Jakarta, Katakini.com - Musim panas seharusnya menjadi masa istirahat penting bagi para pesepak bola profesional setelah melewati jadwal kompetisi yang intens.
Namun, kenyataan di lapangan justru menunjukkan hal sebaliknya: para pemain tetap dipaksa tampil di tengah waktu yang seharusnya digunakan untuk pemulihan fisik dan mental.
FIFPRO, organisasi serikat pemain internasional, sebenarnya merekomendasikan agar setiap pemain diberikan waktu istirahat minimal delapan minggu.
Rinciannya, empat minggu untuk libur total tanpa aktivitas sepak bola, lalu dilanjutkan dengan empat minggu masa retraining sebelum kembali ke latihan pra-musim. Sayangnya, rekomendasi tersebut kerap diabaikan.

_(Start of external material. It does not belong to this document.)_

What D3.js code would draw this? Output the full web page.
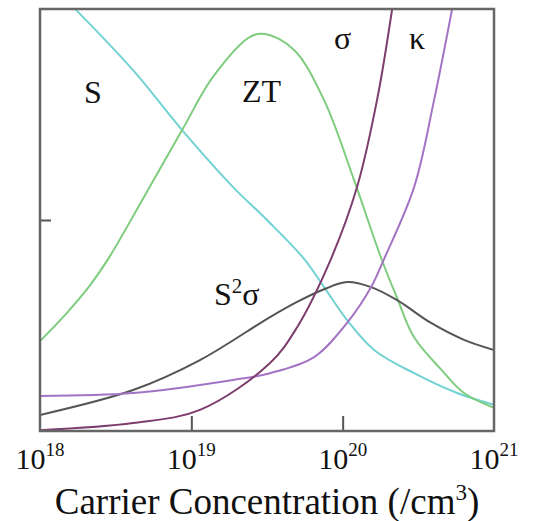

Sebuah studi dari UEFA, Elite Club Injury Study, mengungkapkan bahwa tekanan jadwal yang berlebihan membawa dampak nyata.
Proporsi cedera hamstring meningkat drastis, dari hanya 12 persen pada musim 2001/2002 menjadi 24 persen dua dekade kemudian di musim 2021/2022. Ini mencerminkan risiko cedera yang semakin besar akibat minimnya waktu pemulihan.
Klub-klub elite Eropa kerap menyingkat masa libur pemain demi ikut serta dalam agenda komersial seperti tur pramusim dan turnamen global seperti Piala Dunia Antarklub. Tak jarang, pemain sudah kembali berlatih hanya dua atau tiga minggu setelah musim sebelumnya usai.
Tekanan tak hanya datang dari klub, tetapi juga dari agenda internasional. Turnamen resmi seperti Euro, Copa America, dan UEFA Nations League menambah kepadatan kalender.
Bahkan, beberapa pemain seperti Raphinha dari Barcelona harus menunda waktu istirahatnya karena panggilan tim nasional di tengah jadwal yang mepet.
Sementara itu, di level kompetisi yang lebih rendah, situasinya tidak jauh berbeda. Sebuah survei di League of Ireland menunjukkan bahwa 95 persen pemain mendukung pemberlakuan masa libur musim panas yang lebih panjang. Namun dalam praktiknya, mereka hanya menikmati sekitar lima hari libur sebelum kembali ke latihan ringan.
Akibat dari ketidakseimbangan ini sangat jelas: meningkatnya potensi cedera, kelelahan mental, serta ancaman burnout dalam jangka panjang.
Tanpa adanya regulasi ketat dan komitmen bersama antara klub, federasi, dan pemain itu sendiri, masa libur musim panas akan terus menjadi hak yang diabaikan dalam dunia sepak bola profesional.